[
https://issues.apache.org/jira/browse/HBASE-3691?page=com.atlassian.jira.plugin.system.issuetabpanels:comment-tabpanel&focusedCommentId=13030661#comment-13030661
]
Nicholas Telford commented on HBASE-3691:
-----------------------------------------
Thanks Nichole, without your patch to HColumnDescriptor it wasn't possible to
use snappy. I'd only tested it using CompressionTest, which I see now is not a
complete enough test: it only tests that compression on an HFile works, not
that Column Families can use it.
One thing that does concern me: it seems as though in your patch the Algorithm
implementation for SNAPPY has moved places in the enum. From the comments it
sounds like it should be added as the _last_ implementation to avoid breaking
HFiles compressed with the other implementations. This looks like it may just
be a merge glitch when you first applied my patch.

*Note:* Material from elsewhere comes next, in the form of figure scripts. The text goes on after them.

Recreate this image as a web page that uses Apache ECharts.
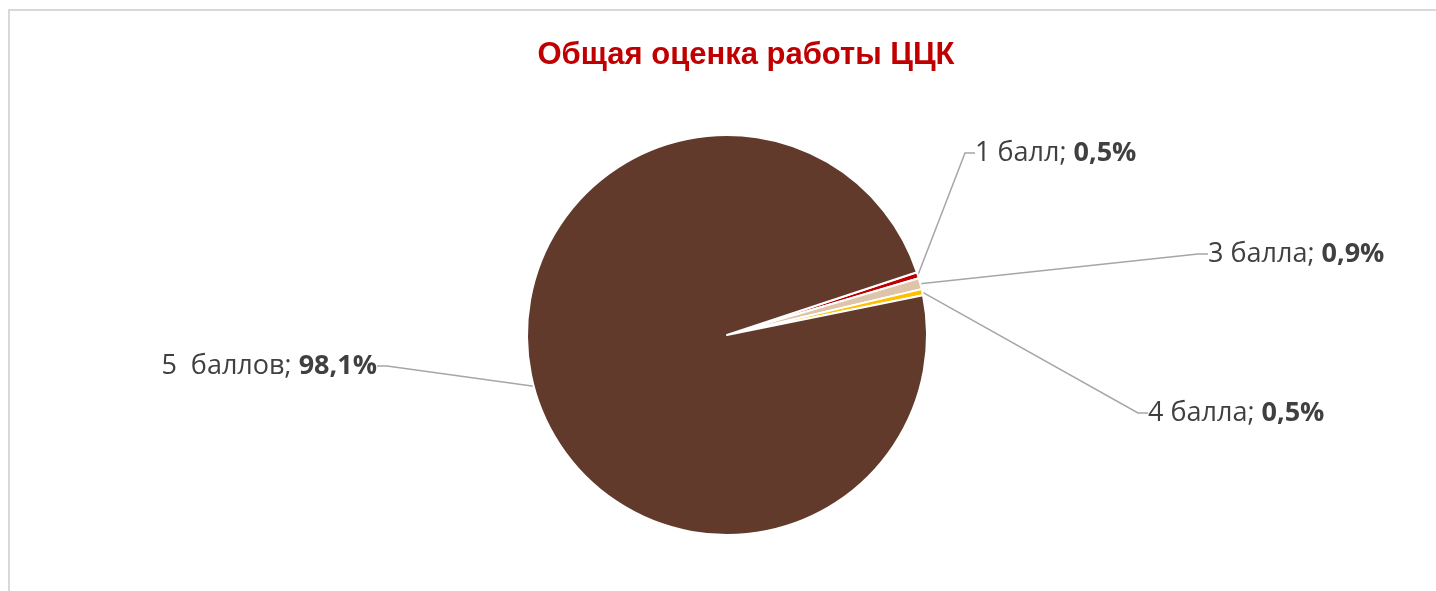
<!DOCTYPE html>
<html><head><meta charset="utf-8">
<script src="https://cdn.jsdelivr.net/npm/echarts@6/dist/echarts.min.js"></script>
<style>html,body{margin:0;padding:0;background:#fff}#c{width:1436px;height:591px}</style>
</head><body><div id="c"></div>
<script>
const titleText = 'Общая оценка работы ЦЦК';
const categories = ['1 балл', '3 балла', '4 балла', '5  баллов'];
const values = [0.5, 0.9, 0.5, 98.1];
const valueLabels = ['0,5%', '0,9%', '0,5%', '98,1%'];
const colors = ['#C00000', '#DEC4A9', '#FFC000', '#623A2B'];

const labelPos = [
  {x: 975, y: 153, align: 'left'},
  {x: 1208, y: 254, align: 'left'},
  {x: 1148, y: 413, align: 'left'},
  {x: 377, y: 366, align: 'right'}
];

const chart = echarts.init(document.getElementById('c'));
chart.setOption({
  animation: false,
  backgroundColor: '#fff',
  title: {
    text: titleText, left: 741, top: 35, textAlign: 'center',
    textStyle: {color: '#C00000', fontFamily: 'Liberation Sans, Arial', fontWeight: 'bold', fontSize: 31}
  },
  graphic: [{
    type: 'polyline', shape: {points: [[9, 600], [9, 10], [1450, 10]]},
    style: {stroke: '#D9D9D9', lineWidth: 2, fill: null}
  }],
  series: [{
    type: 'pie',
    center: [727, 335],
    radius: [0, 200],
    startAngle: 18.3,
    clockwise: true,
    data: categories.map((c, i) => ({name: c, value: values[i], itemStyle: {color: colors[i]}})),
    itemStyle: {borderColor: '#fff', borderWidth: 2},
    label: {
      show: true,
      formatter: p => '{n|' + p.name + '; }{v|' + valueLabels[p.dataIndex] + '}',
      rich: {
        n: {fontFamily: 'Open Sans', fontSize: 27, color: '#404040'},
        v: {fontFamily: 'Open Sans', fontSize: 27, color: '#404040', fontWeight: 'bold'}
      }
    },
    labelLine: {show: true, lineStyle: {color: '#A6A6A6', width: 1.5}, length: 20, length2: 10},
    labelLayout: p => {
      const lp = labelPos[p.dataIndex];
      return {x: lp.x, y: lp.y, align: lp.align, verticalAlign: 'middle', moveOverlap: false, hideOverlap: false};
    },
    emphasis: {disabled: true}
  }]
});
</script></body></html>
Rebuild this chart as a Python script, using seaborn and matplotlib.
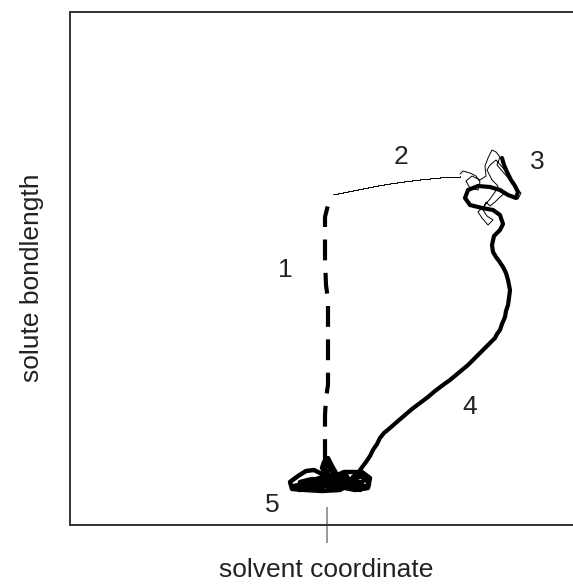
import matplotlib
matplotlib.use("Agg")
import matplotlib.pyplot as plt
import seaborn as sns
import pandas as pd

# Trajectory (x: solvent coordinate, y: pixel row, axis inverted)
seg1_x = [325, 325, 325, 326, 328, 328, 328, 328, 326, 325, 325, 325, 328, 331]
seg1_y = [460, 440, 415, 398, 385, 350, 320, 300, 285, 260, 240, 217, 205, 198]

seg2_x = [333, 338, 343, 348, 353, 358, 363, 368, 373, 378, 384, 390, 397, 404, 412,
          420, 430, 440, 450, 460]
seg2_y = [194, 193, 192, 191, 190, 189, 188, 187, 186, 185, 184, 183, 182, 181, 180,
          179, 178, 177, 177, 176]

seg3_x = [460, 463, 470, 476, 480, 478, 470, 466, 472, 480, 486, 485, 488, 492, 496, 500,
          497, 503, 510, 516, 521, 518, 512, 505, 500, 495, 490, 486, 483, 487, 493, 488,
          482, 478, 484, 490, 495, 498, 492, 487, 490, 496, 503, 508]
seg3_y = [174, 171, 173, 176, 182, 190, 188, 181, 176, 180, 176, 166, 158, 150, 152, 157,
          165, 172, 180, 188, 193, 199, 197, 193, 197, 202, 206, 202, 210, 216, 220, 225,
          218, 212, 206, 199, 192, 186, 180, 170, 165, 160, 168, 175]

seg4_x = [502, 504, 507, 511, 515, 518, 516, 508, 500, 490, 478, 468, 465, 470, 482, 493,
          500, 503, 500, 494, 492, 493, 496, 499, 503, 506, 508, 510, 509, 508, 506, 505,
          502, 500, 497, 495, 490, 484, 479, 473, 468, 462, 456, 450, 443, 435, 428, 420,
          412, 405, 398, 390, 384, 380, 377, 373, 370, 366, 363, 360, 357, 353]
seg4_y = [158, 165, 172, 180, 186, 192, 198, 195, 190, 187, 186, 190, 198, 205, 208, 210,
          215, 224, 230, 236, 245, 252, 257, 261, 267, 273, 280, 290, 298, 305, 311, 317,
          324, 330, 334, 338, 343, 349, 354, 360, 365, 370, 375, 380, 385, 391, 397, 403,
          409, 415, 421, 428, 433, 438, 444, 450, 456, 462, 466, 470, 474, 477]

seg5_x = [353, 362, 370, 368, 355, 340, 330, 325, 327, 330, 336, 345, 352, 340, 322, 305,
          292, 290, 298, 306, 314, 320, 330, 318, 305, 300, 312, 326, 338, 350, 360, 366,
          356, 344, 333, 326, 322, 324, 328, 332, 340, 352, 364, 369, 360, 346, 334, 318,
          302, 294, 300, 316, 330, 344, 358, 366, 350, 336, 320, 308, 297, 306, 320, 335,
          348, 362, 355, 340, 325, 328]
seg5_y = [477, 472, 478, 488, 490, 487, 482, 470, 460, 468, 478, 474, 483, 490, 491, 490,
          489, 482, 476, 471, 470, 473, 481, 486, 487, 482, 479, 483, 486, 487, 484, 478,
          472, 472, 477, 474, 468, 462, 458, 466, 480, 479, 476, 484, 490, 484, 488, 484,
          484, 486, 490, 488, 485, 482, 482, 488, 486, 480, 478, 481, 487, 483, 479, 475,
          480, 483, 487, 484, 479, 471]

label_text = ["1", "2", "3", "4", "5"]
label_x = [285, 401, 537, 470, 272]
label_y = [270, 157, 162, 407, 505]

tick_pos = [327]

sns.set_theme(style="white")
plt.rcParams["font.family"] = ["Liberation Sans", "DejaVu Sans"]

fig = plt.figure(figsize=(5.73, 5.87), dpi=100)
ax = fig.add_axes([70 / 573, (587 - 525) / 587, 530 / 573, 513 / 587])

segments = [
    (seg1_x, seg1_y, 3.0, (5, 3.0)),
    (seg2_x, seg2_y, 0.7, None),
    (seg3_x, seg3_y, 0.7, None),
    (seg4_x, seg4_y, 3.0, None),
    (seg5_x, seg5_y, 3.2, None),
]
for i, (xs, ys, lw, dash) in enumerate(segments):
    df = pd.DataFrame({"x": xs, "y": ys})
    kw = {}
    if i == 1:
        kw["drawstyle"] = "steps-post"
    sns.lineplot(data=df, x="x", y="y", sort=False, estimator=None,
                 color="black", linewidth=lw, ax=ax, **kw)
    if dash is not None:
        ax.lines[-1].set_dashes(dash)
    ax.lines[-1].set_solid_joinstyle("round")
    ax.lines[-1].set_solid_capstyle("round")

for t, x, y in zip(label_text, label_x, label_y):
    ax.text(x, y, t, fontsize=19, ha="center", va="center", color="#222222")

ax.set_xlim(70, 600)
ax.set_ylim(525, 12)
ax.set_xticks(tick_pos)
ax.set_xticklabels([""])
ax.set_yticks([])
ax.tick_params(axis="x", direction="inout", length=26, width=1.2, color="#888888", bottom=True)

for side in ["left", "top", "bottom", "right"]:
    ax.spines[side].set_color("#333333")
    ax.spines[side].set_linewidth(1.4)

ax.set_xlabel("solvent coordinate", fontsize=19, color="#222222")
ax.set_ylabel("solute bondlength", fontsize=19, color="#222222")
ax.xaxis.label.set_va("center")
ax.yaxis.label.set_va("center")
ax.xaxis.set_label_coords((326 - 70) / 530, (525 - 570) / 513)
ax.yaxis.set_label_coords((32 - 70) / 530, (525 - 278) / 513)

fig.savefig("out.png", dpi=100)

Using Nichole's patch, the steps to getting Snappy working are currently:
# Install hadoop-snappy using these instructions:
http://code.google.com/p/hadoop-snappy/
# You need to ensure the hadoop-snappy libs (incl. the native libs) are in the
HBase classpath. Unless there are any other recommendations, I just symlinked
the libs from HADOOP_HOME/lib to HBASE_HOME/lib. This needs to be done on all
HBase nodes, as with LZO.
# Use CompressionTest to verify snappy support is enabled and the libs can be
loaded:
bq. $ hbase org.apache.hadoop.hbase.util.CompressionTest
hdfs://host/path/to/hbase snappy
# Create a column family with snappy compression and verify it:
{quote}$ hbase shell
> create 't1', \{ NAME => 'cf1', COMPRESSION => 'snappy' \}
> describe 't1'{quote}
In the output of the "describe" command, you need to ensure it lists
"COMPRESSION => 'snappy'"
> Add compressor support for 'snappy', google's compressor
> --------------------------------------------------------
>
> Key: HBASE-3691
> URL: https://issues.apache.org/jira/browse/HBASE-3691
> Project: HBase
> Issue Type: Task
> Reporter: stack
> Priority: Critical
> Fix For: 0.92.0
>
> Attachments: hbase-snappy-3691-trunk-002.patch,
> hbase-snappy-3691-trunk-003.patch, hbase-snappy-3691-trunk.patch
>
>
> http://code.google.com/p/snappy/ is apache licensed.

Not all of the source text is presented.